Analysis and modelling of the effects of nitrogen on the growth, partitioning and quality of malting barley
About this project
In this project we have studied the interaction of nitrogen uptake and carbon assimilation in relation to its effects on partitioning, development and variations in yield and characteristics of grain quality. Experiments were carried out using controlled nutrient environments. These experiments have been compared with specially grown field trials to ensure general validity. If a crop is grown without water stress or diseases it is possible to measure the parameters of growth and manipulate growth without complicating factors. Soil is a very complex system which is still not well understood. It is possible to detect, particularly in breeders' small plot trials - but also in farmers' fields where precise measurements are made, large variation in crop growth and yield over very short distances.

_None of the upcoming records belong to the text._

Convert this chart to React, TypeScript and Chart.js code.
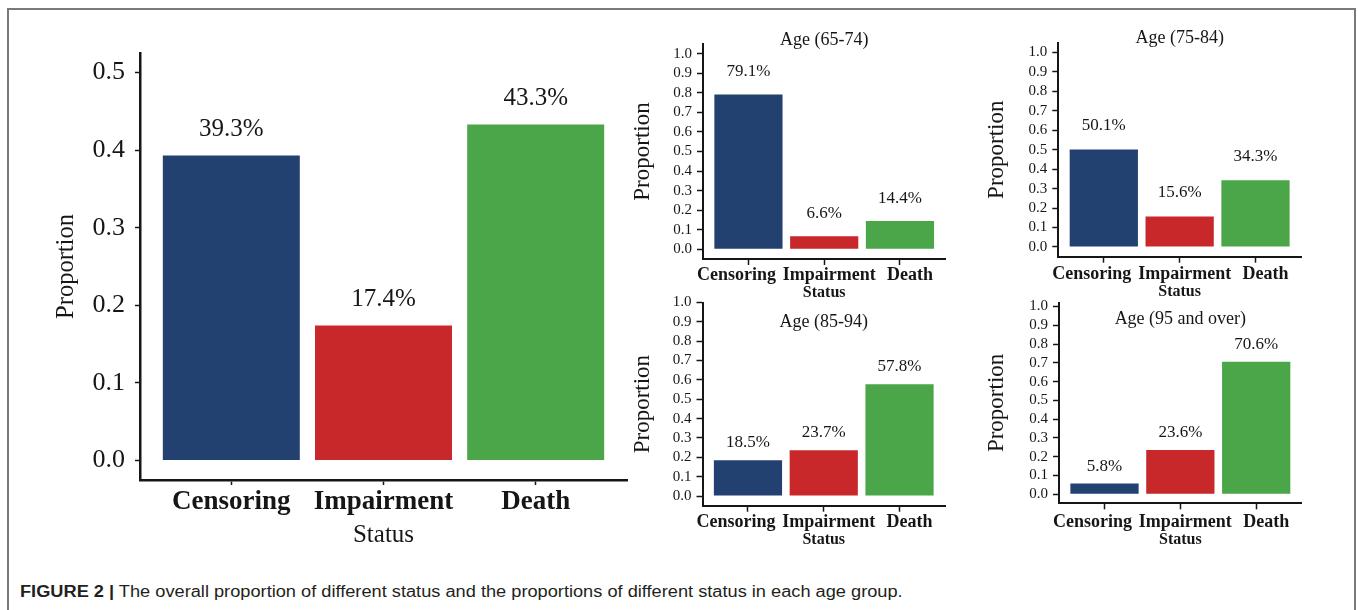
import React, { useEffect, useRef } from 'react';
import { Chart, registerables } from 'chart.js';

Chart.register(...registerables);

// ---------- data ----------
const CATEGORIES = ['Censoring', 'Impairment', 'Death'];
const BAR_COLORS = ['#234170', '#C8282A', '#4AA648'];
const OVERALL = [0.393, 0.174, 0.433];
const AGE_65_74 = [0.791, 0.066, 0.144];
const AGE_75_84 = [0.501, 0.156, 0.343];
const AGE_85_94 = [0.185, 0.237, 0.578];
const AGE_95_PLUS = [0.058, 0.236, 0.706];
const PANEL_TITLES = ['Age (65-74)', 'Age (75-84)', 'Age (85-94)', 'Age (95 and over)'];
const MAIN_TICKS = [0, 0.1, 0.2, 0.3, 0.4, 0.5];
const PANEL_TICKS = [0, 0.1, 0.2, 0.3, 0.4, 0.5, 0.6, 0.7, 0.8, 0.9, 1.0];
const Y_TITLE = 'Proportion';
const X_TITLE = 'Status';
const CAPTION_LEAD = 'FIGURE 2 |';
const CAPTION_TEXT = 'The overall proportion of different status and the proportions of different status in each age group.';

// ---------- styles ----------
const SERIF = "'Liberation Serif', 'Times New Roman', Times, serif";
const INK = '#161616';

const decorPlugin = {
  id: 'decor',
  afterDatasetsDraw(chart: any, _args: any, opts: any) {
    const { ctx } = chart;
    const meta = chart.getDatasetMeta(0);
    const values = chart.data.datasets[0].data;
    ctx.save();
    ctx.font = opts.labelFont;
    ctx.fillStyle = INK;
    ctx.textAlign = 'center';
    ctx.textBaseline = 'middle';
    meta.data.forEach((bar: any, i: number) => {
      const v = values[i].y;
      ctx.fillText(`${(v * 100).toFixed(1)}%`, bar.x, bar.y - opts.labelOffset);
    });
    ctx.restore();
  },
  afterDraw(chart: any, _args: any, opts: any) {
    const { ctx, chartArea, scales } = chart;
    ctx.save();
    ctx.fillStyle = INK;
    ctx.textAlign = 'center';
    ctx.textBaseline = 'middle';
    if (opts.title) {
      ctx.font = opts.titleFont;
      ctx.fillText(opts.title, (chartArea.left + chartArea.right) / 2 + (opts.titleDx || 0), chartArea.top + opts.titleDy);
    }
    if (opts.customX) {
      ctx.font = opts.xLabelFont;
      CATEGORIES.forEach((c, i) => {
        ctx.fillText(c, scales.x.getPixelForValue(i + 1) + opts.xShifts[i], chartArea.bottom + opts.xLabelDy);
      });
    }
    ctx.restore();
  },
};

type Spec = {
  values: number[];
  box: { x: number; y: number; w: number; h: number };
  area: { l: number; t: number; r: number; b: number };
  yMin: number;
  yMax: number;
  yTicks: number[];
  tickFont: number;
  tickLen: number;
  tickPad: number;
  axisWidth: number;
  yTitleSize: number;
  yTitlePad: number;
  xTitleSize: number;
  xTitleBold: boolean;
  xTitlePad: number;
  xTickSize: number;
  xTickPad: number;
  customX: boolean;
  xShifts: number[];
  xLabelDy: number;
  title?: string;
  titleSize: number;
  titleDy: number;
  labelSize: number;
  labelOffset: number;
};

function buildConfig(s: Spec): any {
  const padTop = s.area.t - s.box.y;
  const padRight = s.box.x + s.box.w - s.area.r;
  const yWidth = s.area.l - s.box.x;
  const xHeight = s.box.y + s.box.h - s.area.b;
  return {
    type: 'bar',
    data: {
      datasets: [
        {
          data: s.values.map((v, i) => ({ x: i + 1, y: v })),
          backgroundColor: BAR_COLORS,
          borderWidth: 0,
          barPercentage: 0.9,
          categoryPercentage: 1,
        },
      ],
    },
    options: {
      animation: false,
      responsive: false,
      maintainAspectRatio: false,
      devicePixelRatio: 1,
      layout: { padding: { left: 0, top: padTop, right: padRight, bottom: 0 } },
      plugins: {
        legend: { display: false },
        tooltip: { enabled: false },
        title: { display: false },
        decor: {
          labelFont: `${s.labelSize}px ${SERIF}`,
          labelOffset: s.labelOffset,
          title: s.title,
          titleFont: `${s.titleSize}px ${SERIF}`,
          titleDy: s.titleDy,
          customX: s.customX,
          xLabelFont: `bold ${s.xTickSize}px ${SERIF}`,
          xShifts: s.xShifts,
          xLabelDy: s.xLabelDy,
        },
      },
      scales: {
        x: {
          type: 'linear',
          min: 0.4,
          max: CATEGORIES.length + 0.6,
          offset: false,
          afterBuildTicks: (sc: any) => {
            sc.ticks = CATEGORIES.map((_, i) => ({ value: i + 1 }));
          },
          afterFit: (sc: any) => {
            sc.height = xHeight;
          },
          grid: {
            display: true,
            drawOnChartArea: false,
            drawTicks: true,
            tickLength: s.tickLen,
            tickWidth: 1.5,
            tickColor: INK,
            offset: false,
          },
          border: { display: true, color: INK, width: s.axisWidth },
          ticks: {
            display: !s.customX,
            autoSkip: false,
            maxRotation: 0,
            minRotation: 0,
            padding: s.xTickPad,
            color: INK,
            font: { family: SERIF, size: s.xTickSize, weight: 'bold', lineHeight: 1 },
            callback: (v: any) => CATEGORIES[Math.round(v) - 1] ?? '',
          },
          title: {
            display: true,
            text: X_TITLE,
            color: INK,
            font: { family: SERIF, size: s.xTitleSize, weight: s.xTitleBold ? 'bold' : 'normal', lineHeight: 1 },
            padding: { top: 0, bottom: s.xTitlePad },
          },
        },
        y: {
          type: 'linear',
          min: s.yMin,
          max: s.yMax,
          afterBuildTicks: (sc: any) => {
            sc.ticks = s.yTicks.map((v) => ({ value: v }));
          },
          afterFit: (sc: any) => {
            sc.width = yWidth;
          },
          grid: {
            display: true,
            drawOnChartArea: false,
            drawTicks: true,
            tickLength: s.tickLen,
            tickWidth: 1.5,
            tickColor: INK,
          },
          border: { display: true, color: INK, width: s.axisWidth },
          ticks: {
            autoSkip: false,
            padding: s.tickPad,
            color: INK,
            font: { family: SERIF, size: s.tickFont, lineHeight: 1 },
            callback: (v: any) => Number(v).toFixed(1),
          },
          title: {
            display: true,
            text: Y_TITLE,
            color: INK,
            font: { family: SERIF, size: s.yTitleSize, lineHeight: 1 },
            padding: { top: s.yTitlePad, bottom: 0 },
          },
        },
      },
    },
    plugins: [decorPlugin],
  };
}

const SMALL_COMMON = {
  yTicks: PANEL_TICKS,
  tickFont: 15,
  tickLen: 6,
  tickPad: 5,
  axisWidth: 2,
  yTitleSize: 23,
  xTitleSize: 16,
  xTitleBold: true,
  xTickSize: 18,
  xTickPad: 2,
  customX: true,
  xShifts: [-12, 5, 10],
  titleSize: 18,
  labelSize: 17,
};

const SPECS: Spec[] = [
  {
    values: OVERALL,
    box: { x: 30, y: 30, w: 610, h: 535 },
    area: { l: 140, t: 50.2, r: 627, b: 480 },
    yMin: -0.025,
    yMax: 0.525,
    yTicks: MAIN_TICKS,
    tickFont: 26,
    tickLen: 5,
    tickPad: 10,
    axisWidth: 2.5,
    yTitleSize: 24.5,
    yTitlePad: 24.75,
    xTitleSize: 25,
    xTitleBold: false,
    xTitlePad: 16.8,
    xTickSize: 27,
    xTickPad: 4,
    customX: false,
    xShifts: [0, 0, 0],
    xLabelDy: 0,
    titleSize: 18,
    titleDy: 0,
    labelSize: 25,
    labelOffset: 26,
  },
  {
    ...SMALL_COMMON,
    values: AGE_65_74,
    box: { x: 620, y: 22, w: 340, h: 280 },
    area: { l: 703, t: 44, r: 945.4, b: 259 },
    yMin: -0.05,
    yMax: 1.05,
    yTitlePad: 11.2,
    xTitlePad: 1.3,
    xLabelDy: 16,
    title: PANEL_TITLES[0],
    titleDy: -4,
    labelOffset: 23,
  },
  {
    ...SMALL_COMMON,
    values: AGE_75_84,
    box: { x: 975, y: 20, w: 340, h: 282 },
    area: { l: 1058.3, t: 42.7, r: 1301, b: 256.7 },
    yMin: -0.05,
    yMax: 1.05,
    yTitlePad: 10.2,
    xTitlePad: 2.3,
    xLabelDy: 18,
    title: PANEL_TITLES[1],
    titleDy: -4.4,
    labelOffset: 24,
  },
  {
    ...SMALL_COMMON,
    values: AGE_85_94,
    box: { x: 620, y: 290, w: 340, h: 265 },
    area: { l: 702.5, t: 300, r: 945, b: 505.7 },
    yMin: -0.05,
    yMax: 1.0,
    yTitlePad: 11.2,
    xTitlePad: 7,
    xLabelDy: 16.6,
    title: PANEL_TITLES[2],
    titleDy: 20,
    labelOffset: 18,
  },
  {
    ...SMALL_COMMON,
    values: AGE_95_PLUS,
    box: { x: 975, y: 290, w: 340, h: 265 },
    area: { l: 1059, t: 301.7, r: 1301.7, b: 503.3 },
    yMin: -0.048,
    yMax: 1.021,
    yTitlePad: 10.2,
    xTitlePad: 7,
    xLabelDy: 19,
    title: PANEL_TITLES[3],
    titleDy: 16.6,
    labelOffset: 17,
  },
];

function ChartCanvas({ spec }: { spec: Spec }) {
  const ref = useRef<HTMLCanvasElement | null>(null);
  useEffect(() => {
    if (!ref.current) return;
    const chart = new Chart(ref.current, buildConfig(spec));
    return () => chart.destroy();
  }, [spec]);
  return (
    <canvas
      ref={ref}
      width={spec.box.w}
      height={spec.box.h}
      style={{
        position: 'absolute',
        left: spec.box.x,
        top: spec.box.y,
        width: spec.box.w,
        height: spec.box.h,
      }}
    />
  );
}

export default function App() {
  return (
    <div
      style={{
        position: 'absolute',
        left: 0,
        top: 0,
        width: 1358,
        height: 610,
        overflow: 'hidden',
        background: '#ffffff',
      }}
    >
      <div
        style={{
          position: 'absolute',
          left: 7,
          top: 8,
          width: 1349,
          height: 700,
          boxSizing: 'border-box',
          border: '2px solid #7a7a7a',
        }}
      />
      {SPECS.map((s, i) => (
        <ChartCanvas key={i} spec={s} />
      ))}
      <div
        style={{
          position: 'absolute',
          left: 20,
          top: 583,
          fontFamily: "'Liberation Sans', Arial, Helvetica, sans-serif",
          fontSize: 16,
          color: '#231f20',
          whiteSpace: 'nowrap',
          transform: 'scaleX(1.138)',
          transformOrigin: 'left center',
        }}
      >
        <b>{CAPTION_LEAD}</b> {CAPTION_TEXT}
      </div>
    </div>
  );
}
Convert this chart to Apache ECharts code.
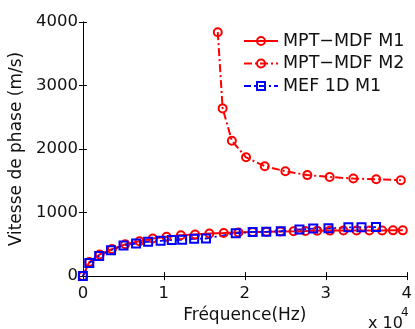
<!DOCTYPE html>
<html>
<head>
<meta charset="utf-8">
<script src="https://cdn.jsdelivr.net/npm/echarts@6/dist/echarts.min.js"></script>
<style>
html,body{margin:0;padding:0;background:#fff;}
#chart{width:415px;height:329px;}
</style>
</head>
<body>
<div id="chart"></div>
<script>
// Data (x in Hz, y in m/s)
var m1X = [0, 790, 2070, 3590, 5230, 6990, 8630, 10330, 12100, 13860, 15620, 17390, 19210, 20970, 22680, 24380, 26020, 27480, 28940, 30520, 32180, 33800, 35380, 36960, 38300, 39510];
var m1Y = [0, 220, 340, 425, 500, 548, 592, 618, 642, 656, 670, 678, 688, 694, 698, 704, 707, 710, 714, 716, 717, 718, 719, 719, 720, 720];
var m2X = [16660, 17260, 18400, 20150, 22460, 25010, 27720, 30480, 33400, 36230, 39270];
var m2Y = [3840, 2640, 2130, 1870, 1730, 1650, 1590, 1560, 1535, 1525, 1510];
var mefX = [0, 790, 2010, 3470, 5020, 6570, 8060, 9600, 10980, 12260, 13740, 15200, 18880, 20970, 22650, 24440, 26750, 28450, 30330, 32790, 34410, 36200];
var mefY = [0, 208, 317, 406, 483, 513, 541, 556, 568, 571, 588, 592, 675, 695, 697, 706, 735, 748, 752, 768, 770, 772];
var seriesNames = ['MPT\u2212MDF M1', 'MPT\u2212MDF M2', 'MEF 1D M1'];
var xTicks = ['0', '1', '2', '3', '4'];
var yTicks = ['0', '1000', '2000', '3000', '4000'];
var xName = 'Fréquence(Hz)';
var yName = 'Vitesse de phase (m/s)';

function pairs(xs, ys) { return xs.map(function (x, i) { return [x, ys[i]]; }); }

var FONT = 'DejaVu Sans';
var TXT = '#111';
var chart = echarts.init(document.getElementById('chart'), null, {renderer: 'canvas'});
var axisCommon = {
  axisLine: {show: true, lineStyle: {color: '#000', width: 1}},
  axisTick: {show: true, inside: true, length: 4, lineStyle: {color: '#000'}},
  splitLine: {show: false}
};
chart.setOption({
  animation: false,
  backgroundColor: '#fff',
  grid: {left: 82, top: 22, right: 4, bottom: 48, containLabel: false},
  xAxis: [
    Object.assign({
      type: 'value', min: 0, max: 40000, interval: 10000, position: 'bottom',
      name: xName, nameLocation: 'middle', nameGap: 25,
      nameTextStyle: {fontFamily: FONT, fontSize: 17, color: TXT},
      axisLabel: {fontFamily: FONT, fontSize: 16.5, color: TXT, margin: 9,
        formatter: function (v) { return xTicks[Math.round(v / 10000)]; }}
    }, axisCommon),
    Object.assign({
      type: 'value', min: 0, max: 40000, interval: 10000, position: 'top',
      axisLabel: {show: false}
    }, axisCommon)
  ],
  yAxis: [
    Object.assign({
      type: 'value', min: 0, max: 4000, interval: 1000, position: 'left',
      name: yName, nameLocation: 'middle', nameGap: 48,
      nameTextStyle: {fontFamily: FONT, fontSize: 17, color: TXT},
      axisLabel: {fontFamily: FONT, fontSize: 16.5, color: TXT, margin: 5,
        formatter: function (v) { return yTicks[Math.round(v / 1000)]; }}
    }, axisCommon),
    Object.assign({
      type: 'value', min: 0, max: 4000, interval: 1000, position: 'right',
      axisLabel: {show: false}
    }, axisCommon)
  ],
  legend: {
    orient: 'vertical', left: 238, top: 27,
    itemWidth: 34, itemHeight: 10, itemGap: 4.5,
    textStyle: {fontFamily: FONT, fontSize: 17.5, color: TXT, lineHeight: 18},
    data: seriesNames
  },
  series: [
    {
      name: seriesNames[0], type: 'line', data: pairs(m1X, m1Y),
      symbol: 'circle', symbolSize: 8,
      lineStyle: {color: '#ff0000', width: 2, type: 'solid'},
      itemStyle: {color: 'rgba(255,255,255,0)', borderColor: '#ff0000', borderWidth: 2}
    },
    {
      name: seriesNames[1], type: 'line', data: pairs(m2X, m2Y),
      symbol: 'circle', symbolSize: 8,
      lineStyle: {color: '#ff0000', width: 2, type: [8, 3, 2, 3]},
      itemStyle: {color: 'rgba(255,255,255,0)', borderColor: '#ff0000', borderWidth: 2}
    },
    {
      name: seriesNames[2], type: 'line', data: pairs(mefX, mefY),
      symbol: 'rect', symbolSize: 8,
      lineStyle: {color: '#0000ff', width: 1.8, type: [7, 3, 2, 3]},
      itemStyle: {color: 'rgba(255,255,255,0)', borderColor: '#0000ff', borderWidth: 2}
    }
  ],
  graphic: [
    {type: 'text', left: 368, top: 316, style: {text: 'x 10', fontFamily: FONT, fontSize: 16, fill: TXT}},
    {type: 'text', left: 401, top: 307, style: {text: '4', fontFamily: FONT, fontSize: 12, fill: TXT}}
  ]
});
</script>
</body>
</html>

The initial phase of work in the project consisted of growing field trials and experimenting with possible controlled nutrient systems. After a year of experimentation, a perlite bed system, protected by a polythene tunnel and with trickle irrigation, was adopted (PTX). A spring barley variety (cultivar) by nitrogen trial (VNT) indicated that while the lowest level of top dressing resulted in lower yield it also resulted in the harvest of more nitrogen than applied to the crop. The impact of restricted nitrogen uptake on nitrogen productivity was explored in the PTX. Sieving fractions of the grain from the VNT led to an hypothesis that nitrogen content of grain was dependent on grain position of the ear and ear position in the developmental hierarchy. This hypothesis was tested and elaborated with novel effects found on germination rate in the PTX. At the whole plant level differences between cultivars were found in the magnitude of changes of nitrogen concentration of the grain (or ear) in response to reductions in nitrogen supply. Within the plant, nitrogen concentration of grains was found to change with position on the ear, highest concentrations being found near the top of the ear. This effect was most pronounced in the main-stem, present in tiller T1 and not detectable in T3. Grain size, as in previous studies, varied with stem type, grain position and nitrogen uptake. Greatest variation was experienced in later tillers that experience most competition for resources. In contrast, grain borne on main-stem ears showed little variation in response to nitrogen uptake. Grain size is known to affect germination rate. However, an equally important and previously unknown effect is the variation in germination rate with grain position on the ear. This was present in all stem types and nitrogen treatments. A systematic increase in the time to germinate as one moves from the base of the ear to the top was found in all ears. The scale of this change differed between the two cultivars tested.
The development and growth of crops in the PTX was carefully followed. The major effect of nitrogen was on total dry matter production which was manifest in the total amount of dry weight present in the tillers. Once inside either tiller or main-stem the proportions partitioned to tissue types (leaves, stems and ears) was unaffected by nitrogen. Tiller development lagged that on the main-stem (partitioning to the ears was later and nitrogen concentration in leaf and stem tissues on tillers greater). Effects on partitioning of nitrogen were similar. The main contrast being the much greater proportions of nitrogen residing in the leaves. Hence, during grain growth the leaves were the main tissue source for nitrogen and stems the main source for carbon. These data allowed the development of a mechanistic model for nitrogen limited growth in barley. Attempts were made to base the interpretation of nitrogen uptake and carbon assimilation interactions on the use of existing simulation models of cereal growth and one under development specifically for barley. The CERES model for wheat, produced in the USA under the IBSNAT programme, was first explored in a parallel project. It was found to be unsatisfactory for our purposes. We then developed a simulation model based on two other models. Sensitivities to empirical functions of partitioning and critical nitrogen concentrations at the whole plant level convinced us that an entirely new approach was required based on mechanisms operating at the cellular level. The mechanism chosen was that nitrogen concentration of the photosynthetic system is proportional to the light intensity incident on the tissue. The nitrogen content of the non-reproductive biomass (leaf plus stem tissue) was shown to be the main driving force for carbon assimilation. Early uptake of nitrogen is critical for attaining high growth rates. The history of nitrogen uptake determines the nitrogen productivity of a crop.